Reassembly or not reassembly
Decide whether the song resolves with putting the pieces back together or accepting the pieces as separate. Both are valid paths. Songs that reassemble can feel hopeful and controlled. Songs that do not reassemble can be honest and liberating. Let your core promise decide which ending serves the truth of the song.
Songwriting exercises you can use right now
The Screw Jar
Write a list of ten objects you would keep after a breakup. Next to each object write one verb the object performs in your memory. Use five of those pairings to build a verse. Ten minutes.
The Tool Dialogue
Write a two line exchange as if a tool could speak to you about the task. Use it as the opening two lines of a verse. Five minutes.
Field Record to Hook
Record a metal click or a drawer opening on your phone. Loop it. Hum over the loop until a short phrase suggests itself. Use that phrase as a chorus seed. Twenty minutes.

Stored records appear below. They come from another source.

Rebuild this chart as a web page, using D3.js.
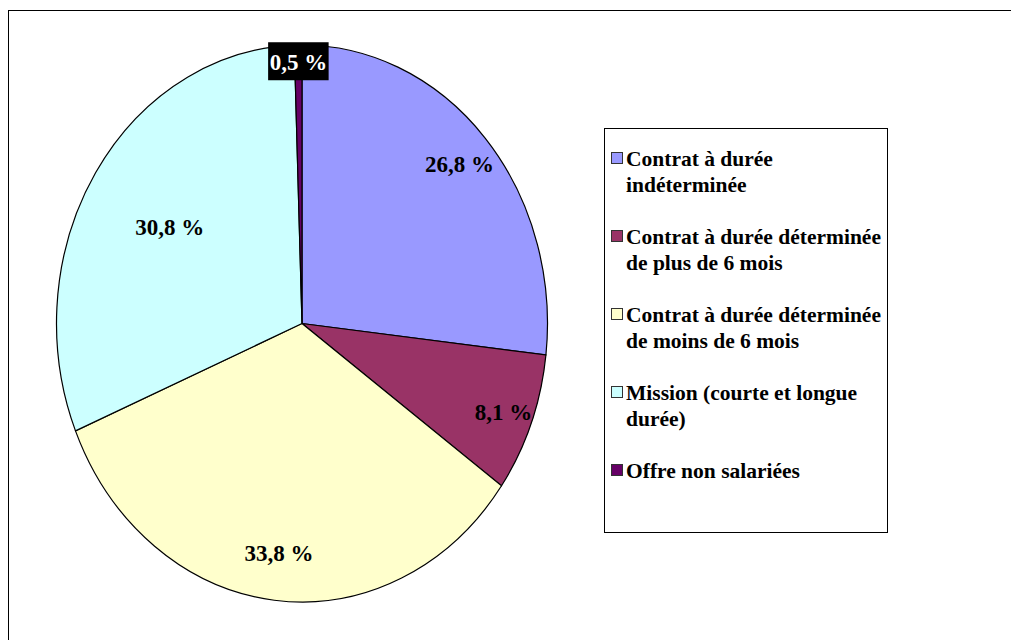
<!DOCTYPE html>
<html>
  <head>
    <meta charset="utf-8">
    <script src="https://d3js.org/d3.v7.min.js"></script>
    <style>
      body { margin: 0; background: #fff; }
    </style>
  </head>
  <body>
    <div id="chart"></div>
    <script type="text/javascript">

      // data
      var categories = [
        "Contrat à durée\nindéterminée",
        "Contrat à durée déterminée\nde plus de 6 mois",
        "Contrat à durée déterminée\nde moins de 6 mois",
        "Mission (courte et longue\ndurée)",
        "Offre non salariées"
      ];
      var values = [26.8, 8.1, 33.8, 30.8, 0.5];
      var colors = ["#9999FF", "#993366", "#FFFFCC", "#CCFFFF", "#660066"];

      // where the % labels sit, as a fraction of the radius
      var labelRadius = [0.86, 0.88, 0.83, 0.64, 0.94];

      var width = 1011, height = 640;
      var cx = 302, cy = 323.5, rx = 245.5, ry = 278.5;
      var serif = "Liberation Serif";

      var svg = d3.select("#chart")
        .append("svg")
        .attr("width", width)
        .attr("height", height);

      // chart frame (only top and left are inside the picture)
      svg.append("rect")
        .attr("x", 8.5).attr("y", 10.5)
        .attr("width", 1100).attr("height", 700)
        .attr("fill", "none")
        .attr("stroke", "#000")
        .attr("stroke-width", 1);

      var data = values.map(function(v, i) {
        return {name: categories[i], value: v, color: colors[i], lr: labelRadius[i]};
      });

      var pie = d3.pie()
        .sort(null)
        .value(function(d) { return d.value; });

      var arcs = pie(data);

      var arc = d3.arc().innerRadius(0).outerRadius(rx);

      // the pie is stretched vertically
      var g = svg.append("g")
        .attr("transform", "translate(" + cx + "," + cy + ") scale(1," + (ry / rx) + ")");

      g.selectAll("path")
        .data(arcs)
        .enter().append("path")
        .attr("d", arc)
        .attr("fill", function(d) { return d.data.color; })
        .attr("stroke", "#000")
        .attr("stroke-width", 1.2)
        .attr("vector-effect", "non-scaling-stroke");

      var fmt = function(v) { return d3.format(".1f")(v).replace(".", ",") + " %"; };

      arcs.forEach(function(d, i) {
        var a = (d.startAngle + d.endAngle) / 2;
        var k = d.data.lr;
        var x = cx + rx * k * Math.sin(a);
        var y = cy - ry * k * Math.cos(a);
        var small = d.data.value < 2;
        var t = svg.append("text")
          .attr("x", x)
          .attr("y", y + 8)
          .attr("text-anchor", "middle")
          .attr("font-size", 23)
          .attr("font-weight", "bold")
          .style("font-family", serif)
          .attr("fill", small ? "#fff" : "#000")
          .text(fmt(d.data.value));
        if (small) {
          var bb = t.node().getBBox();
          svg.insert("rect", function() { return t.node(); })
            .attr("x", bb.x - 1.5)
            .attr("y", y - 19.5)
            .attr("width", bb.width + 3)
            .attr("height", 38)
            .attr("fill", "#000");
        }
      });

      // legend
      var lx = 604.5, ly = 128.5, lw = 283, lh = 404;
      var legend = svg.append("g");
      legend.append("rect")
        .attr("x", lx).attr("y", ly)
        .attr("width", lw).attr("height", lh)
        .attr("fill", "#fff")
        .attr("stroke", "#000")
        .attr("stroke-width", 1);

      var lineH = 26, itemH = 78, firstBase = 166;

      data.forEach(function(d, i) {
        var base = firstBase + i * itemH;
        legend.append("rect")
          .attr("x", 611.5)
          .attr("y", base - 13.5)
          .attr("width", 11)
          .attr("height", 11)
          .attr("fill", d.color)
          .attr("stroke", "#333")
          .attr("stroke-width", 1);
        var txt = legend.append("text")
          .attr("x", 626)
          .attr("y", base)
          .attr("font-size", 21.5)
          .attr("font-weight", "bold")
          .style("font-family", serif)
          .attr("fill", "#000");
        d.name.split("\n").forEach(function(line, j) {
          txt.append("tspan")
            .attr("x", 626)
            .attr("y", base + j * lineH)
            .text(line);
        });
      });

    </script>
  </body>
</html>
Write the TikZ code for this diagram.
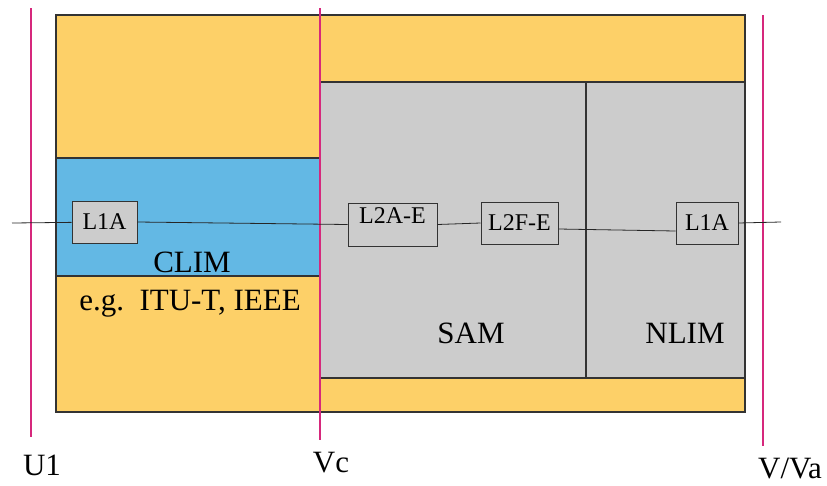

Publishing and pitching songs about disassembly
These songs land well on playlists that like mood and narrative. Tags like intimate, cinematic, left field, acoustic, and indie electronics are useful. Pitch your demo with a one sentence hook that tells the story in plain language. Example, A loopy acoustic song about unscrewing a radio and finding a childhood voice on tape. Keep the description small and vivid.
Examples of lines you can model
Verse line: The lamp surrenders a screw and it rolls like a planet toward the rug.
Pre chorus line: The tape is brittle, my thumbs count the years like loose teeth.
Chorus ring phrase: I take the radio apart and keep your voice like contraband.
Bridge line: I could glue the shell back together but the crack shows the light.
Disassembly song FAQ
What if my song sounds too literal
Make one line in each verse do emotional heavy lifting. Keep the rest of the verse tactile and literal. The contrast makes the metaphor land. Example, when the verse lists screws and oil, let one line suddenly say what that object means emotionally. That line makes the rest of the images pay rent.
Can disassembly songs be upbeat
Yes. Take apart a dance machine and celebrate the parts. Use a fast tempo, percussive found sounds, and a chorus that treats dismantling as liberation. Tone is not fixed by subject. The same act can feel mournful, angry, tender, or celebratory depending on arrangement and vocal color.
How do I avoid sounding like a how to manual
Do not explain every step. Show one action and its consequence. Use small verbs and leave the rest implied. Let the listener fill in the rest. If you feel the urge to instruct, ask if the line advances emotion or just confirms the object exists. Cut it if it does not advance feeling.